- [Problem statement]
From the listing that follows, reproduce only the lines from the one holding "Write a component" through the one holding "const data = years.map((year, i)", both included, with no pictures.

──────── Given records

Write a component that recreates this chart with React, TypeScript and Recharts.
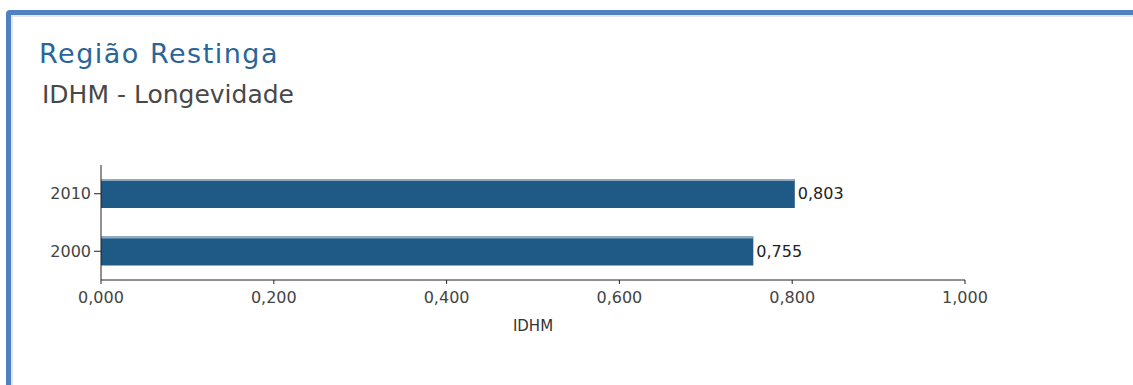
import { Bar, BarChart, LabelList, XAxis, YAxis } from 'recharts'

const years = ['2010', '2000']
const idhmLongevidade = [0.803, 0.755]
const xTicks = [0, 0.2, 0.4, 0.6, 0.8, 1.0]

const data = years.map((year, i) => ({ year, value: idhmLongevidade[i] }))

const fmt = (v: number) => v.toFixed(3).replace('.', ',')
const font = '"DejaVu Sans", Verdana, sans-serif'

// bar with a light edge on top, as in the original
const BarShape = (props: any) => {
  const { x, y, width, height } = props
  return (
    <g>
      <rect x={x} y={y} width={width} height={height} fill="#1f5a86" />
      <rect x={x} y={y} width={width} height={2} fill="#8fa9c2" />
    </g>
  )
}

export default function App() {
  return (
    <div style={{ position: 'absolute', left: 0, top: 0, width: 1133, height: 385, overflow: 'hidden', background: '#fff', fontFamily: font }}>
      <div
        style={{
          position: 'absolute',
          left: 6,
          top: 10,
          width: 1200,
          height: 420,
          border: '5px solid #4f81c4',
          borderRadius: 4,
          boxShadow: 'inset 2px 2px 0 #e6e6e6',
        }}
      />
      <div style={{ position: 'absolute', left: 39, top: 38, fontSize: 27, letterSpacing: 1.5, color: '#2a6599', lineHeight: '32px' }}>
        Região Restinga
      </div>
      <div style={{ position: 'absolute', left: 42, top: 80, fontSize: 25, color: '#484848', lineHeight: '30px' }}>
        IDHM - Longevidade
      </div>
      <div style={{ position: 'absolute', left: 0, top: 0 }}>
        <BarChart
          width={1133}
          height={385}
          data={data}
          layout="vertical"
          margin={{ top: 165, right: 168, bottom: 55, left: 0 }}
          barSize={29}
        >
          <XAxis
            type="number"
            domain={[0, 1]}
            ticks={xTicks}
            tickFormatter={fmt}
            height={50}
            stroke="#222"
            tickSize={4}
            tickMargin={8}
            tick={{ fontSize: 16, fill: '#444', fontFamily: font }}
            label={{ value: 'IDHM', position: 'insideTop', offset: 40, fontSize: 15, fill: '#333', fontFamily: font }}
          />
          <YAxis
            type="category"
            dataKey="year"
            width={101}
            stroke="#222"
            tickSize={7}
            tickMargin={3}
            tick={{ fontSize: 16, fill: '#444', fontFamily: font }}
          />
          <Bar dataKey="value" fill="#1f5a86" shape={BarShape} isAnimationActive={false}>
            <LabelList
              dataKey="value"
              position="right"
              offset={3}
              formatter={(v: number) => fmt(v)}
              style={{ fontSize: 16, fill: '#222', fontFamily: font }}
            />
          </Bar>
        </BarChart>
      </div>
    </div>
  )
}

────────────────
──────── Given records

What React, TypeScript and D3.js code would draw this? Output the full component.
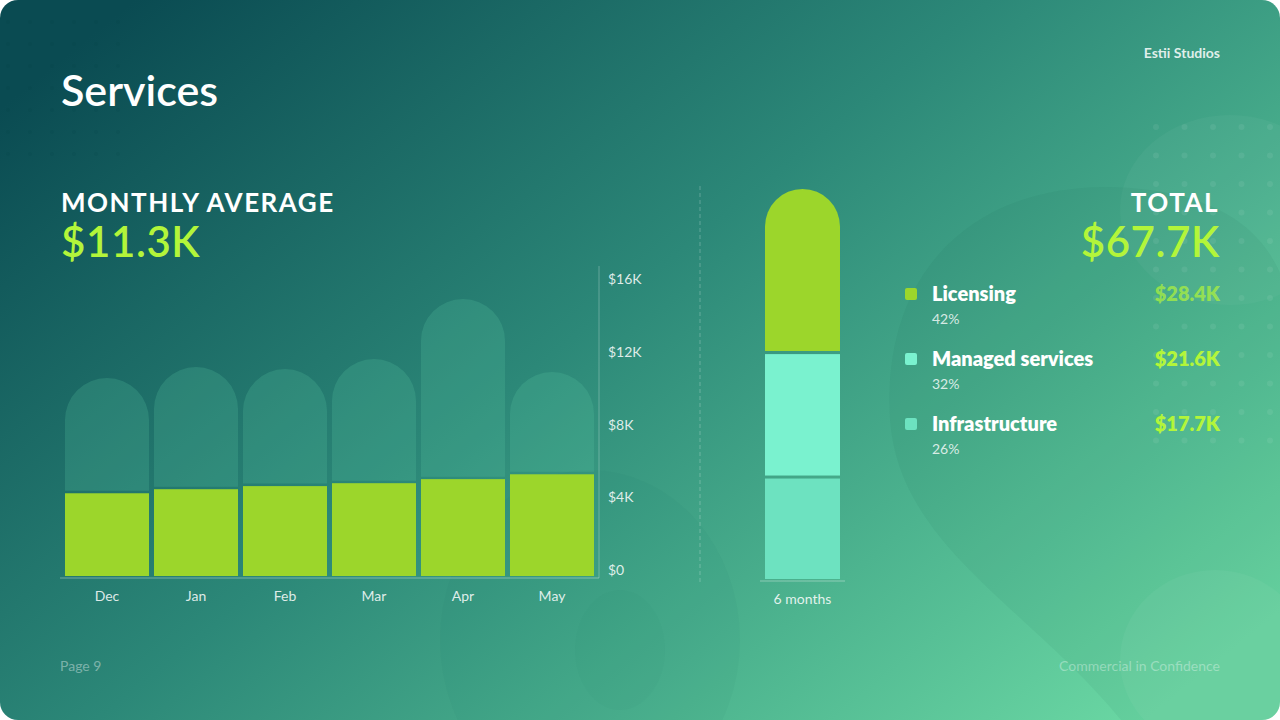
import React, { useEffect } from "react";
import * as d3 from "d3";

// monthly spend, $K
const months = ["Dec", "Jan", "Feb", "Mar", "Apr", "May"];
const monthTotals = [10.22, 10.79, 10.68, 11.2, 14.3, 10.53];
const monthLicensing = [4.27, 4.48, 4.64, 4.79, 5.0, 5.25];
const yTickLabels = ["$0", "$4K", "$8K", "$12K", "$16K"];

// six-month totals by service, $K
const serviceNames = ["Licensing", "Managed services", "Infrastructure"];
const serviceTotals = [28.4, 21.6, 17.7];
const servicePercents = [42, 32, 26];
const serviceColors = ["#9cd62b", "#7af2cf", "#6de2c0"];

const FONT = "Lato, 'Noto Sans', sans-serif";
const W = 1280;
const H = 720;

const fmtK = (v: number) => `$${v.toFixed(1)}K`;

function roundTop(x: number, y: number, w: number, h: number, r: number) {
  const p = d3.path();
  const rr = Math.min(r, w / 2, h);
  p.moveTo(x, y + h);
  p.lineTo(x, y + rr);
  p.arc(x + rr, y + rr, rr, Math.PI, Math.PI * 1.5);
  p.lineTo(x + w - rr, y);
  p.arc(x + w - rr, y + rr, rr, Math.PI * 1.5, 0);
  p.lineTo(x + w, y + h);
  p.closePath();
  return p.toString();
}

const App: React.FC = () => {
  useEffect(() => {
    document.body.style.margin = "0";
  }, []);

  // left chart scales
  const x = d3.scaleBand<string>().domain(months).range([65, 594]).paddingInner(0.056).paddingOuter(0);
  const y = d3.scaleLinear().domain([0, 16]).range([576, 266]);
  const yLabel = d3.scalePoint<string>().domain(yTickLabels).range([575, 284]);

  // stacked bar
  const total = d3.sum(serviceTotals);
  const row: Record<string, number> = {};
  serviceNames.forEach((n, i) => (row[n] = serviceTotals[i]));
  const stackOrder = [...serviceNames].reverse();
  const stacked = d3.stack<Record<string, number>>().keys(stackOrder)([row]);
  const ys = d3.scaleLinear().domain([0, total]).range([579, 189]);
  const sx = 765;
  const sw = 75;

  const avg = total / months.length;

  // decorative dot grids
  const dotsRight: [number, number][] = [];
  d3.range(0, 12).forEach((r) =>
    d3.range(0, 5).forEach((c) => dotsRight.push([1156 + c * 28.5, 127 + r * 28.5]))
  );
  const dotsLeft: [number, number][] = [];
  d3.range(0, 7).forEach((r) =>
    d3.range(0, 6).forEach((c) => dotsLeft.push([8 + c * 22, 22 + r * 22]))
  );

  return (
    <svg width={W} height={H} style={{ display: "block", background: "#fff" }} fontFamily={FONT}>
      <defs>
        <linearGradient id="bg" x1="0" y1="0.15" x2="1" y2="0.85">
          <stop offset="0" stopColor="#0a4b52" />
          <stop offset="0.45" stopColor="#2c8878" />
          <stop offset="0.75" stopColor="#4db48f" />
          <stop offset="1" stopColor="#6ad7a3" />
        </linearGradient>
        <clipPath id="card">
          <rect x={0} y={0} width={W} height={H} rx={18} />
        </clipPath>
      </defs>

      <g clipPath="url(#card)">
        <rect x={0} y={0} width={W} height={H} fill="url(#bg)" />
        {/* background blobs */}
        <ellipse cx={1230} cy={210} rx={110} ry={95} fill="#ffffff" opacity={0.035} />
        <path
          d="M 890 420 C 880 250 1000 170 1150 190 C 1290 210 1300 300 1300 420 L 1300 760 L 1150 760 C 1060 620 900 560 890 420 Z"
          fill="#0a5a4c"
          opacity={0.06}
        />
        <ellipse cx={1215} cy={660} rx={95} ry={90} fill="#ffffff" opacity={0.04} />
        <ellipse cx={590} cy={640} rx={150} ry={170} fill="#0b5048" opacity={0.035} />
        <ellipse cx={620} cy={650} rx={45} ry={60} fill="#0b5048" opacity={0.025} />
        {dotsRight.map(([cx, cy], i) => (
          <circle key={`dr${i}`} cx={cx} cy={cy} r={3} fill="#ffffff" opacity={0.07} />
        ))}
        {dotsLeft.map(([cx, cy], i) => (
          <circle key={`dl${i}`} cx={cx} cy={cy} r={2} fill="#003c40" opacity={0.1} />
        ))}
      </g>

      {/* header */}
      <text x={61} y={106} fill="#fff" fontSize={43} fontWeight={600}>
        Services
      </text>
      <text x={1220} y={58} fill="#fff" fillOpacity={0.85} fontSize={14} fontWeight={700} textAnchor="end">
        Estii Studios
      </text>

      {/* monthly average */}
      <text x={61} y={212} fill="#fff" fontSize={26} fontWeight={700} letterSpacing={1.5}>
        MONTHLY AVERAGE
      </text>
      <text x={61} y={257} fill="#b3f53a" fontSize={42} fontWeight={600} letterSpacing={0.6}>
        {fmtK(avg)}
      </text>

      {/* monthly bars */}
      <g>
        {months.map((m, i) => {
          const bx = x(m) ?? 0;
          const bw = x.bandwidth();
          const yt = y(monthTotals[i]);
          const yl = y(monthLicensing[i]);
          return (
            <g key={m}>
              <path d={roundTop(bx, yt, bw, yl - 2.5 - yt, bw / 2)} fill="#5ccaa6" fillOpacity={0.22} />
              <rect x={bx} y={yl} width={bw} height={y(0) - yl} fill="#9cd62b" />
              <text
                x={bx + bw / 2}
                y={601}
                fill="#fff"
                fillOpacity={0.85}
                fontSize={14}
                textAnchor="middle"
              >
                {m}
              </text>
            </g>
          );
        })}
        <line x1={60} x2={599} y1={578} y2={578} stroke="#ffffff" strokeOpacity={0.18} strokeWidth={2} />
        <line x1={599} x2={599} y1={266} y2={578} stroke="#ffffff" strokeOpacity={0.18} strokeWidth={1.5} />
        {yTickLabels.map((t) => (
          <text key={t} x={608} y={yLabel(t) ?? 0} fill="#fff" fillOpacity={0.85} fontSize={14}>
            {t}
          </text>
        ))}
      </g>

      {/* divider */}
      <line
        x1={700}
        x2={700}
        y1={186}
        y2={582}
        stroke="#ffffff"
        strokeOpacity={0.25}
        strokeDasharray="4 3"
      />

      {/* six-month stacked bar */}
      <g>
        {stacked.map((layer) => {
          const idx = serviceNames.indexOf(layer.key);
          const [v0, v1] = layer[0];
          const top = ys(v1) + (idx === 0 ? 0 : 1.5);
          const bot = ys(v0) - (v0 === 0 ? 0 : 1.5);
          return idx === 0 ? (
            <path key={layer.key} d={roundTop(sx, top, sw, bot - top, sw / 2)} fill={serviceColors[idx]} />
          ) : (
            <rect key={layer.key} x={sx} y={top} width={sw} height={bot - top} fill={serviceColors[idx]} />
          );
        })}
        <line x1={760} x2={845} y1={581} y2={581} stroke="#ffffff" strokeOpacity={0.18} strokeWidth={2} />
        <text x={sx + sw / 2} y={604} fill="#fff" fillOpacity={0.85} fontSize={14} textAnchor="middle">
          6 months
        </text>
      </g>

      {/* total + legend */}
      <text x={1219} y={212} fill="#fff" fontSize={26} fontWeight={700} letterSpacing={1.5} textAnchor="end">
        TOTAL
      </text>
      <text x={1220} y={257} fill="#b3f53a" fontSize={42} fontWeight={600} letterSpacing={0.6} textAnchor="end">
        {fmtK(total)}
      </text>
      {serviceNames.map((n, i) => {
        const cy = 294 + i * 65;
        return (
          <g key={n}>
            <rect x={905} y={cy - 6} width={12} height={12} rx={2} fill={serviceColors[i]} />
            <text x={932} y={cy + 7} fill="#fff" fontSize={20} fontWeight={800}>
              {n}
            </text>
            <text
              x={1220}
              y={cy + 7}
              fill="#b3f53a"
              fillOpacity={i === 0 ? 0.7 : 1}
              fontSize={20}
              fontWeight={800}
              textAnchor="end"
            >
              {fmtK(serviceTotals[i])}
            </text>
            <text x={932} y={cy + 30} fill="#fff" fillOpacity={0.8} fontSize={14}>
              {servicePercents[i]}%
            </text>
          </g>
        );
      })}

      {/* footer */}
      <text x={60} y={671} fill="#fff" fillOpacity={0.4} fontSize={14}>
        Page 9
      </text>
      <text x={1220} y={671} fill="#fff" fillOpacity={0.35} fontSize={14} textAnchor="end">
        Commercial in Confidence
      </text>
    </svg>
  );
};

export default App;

────────────────

- [The completed task]
Write a component that recreates this chart with React, TypeScript and Recharts.
import { Bar, BarChart, LabelList, XAxis, YAxis } from 'recharts'

const years = ['2010', '2000']
const idhmLongevidade = [0.803, 0.755]
const xTicks = [0, 0.2, 0.4, 0.6, 0.8, 1.0]

const data = years.map((year, i) => ({ year, value: idhmLongevidade[i] }))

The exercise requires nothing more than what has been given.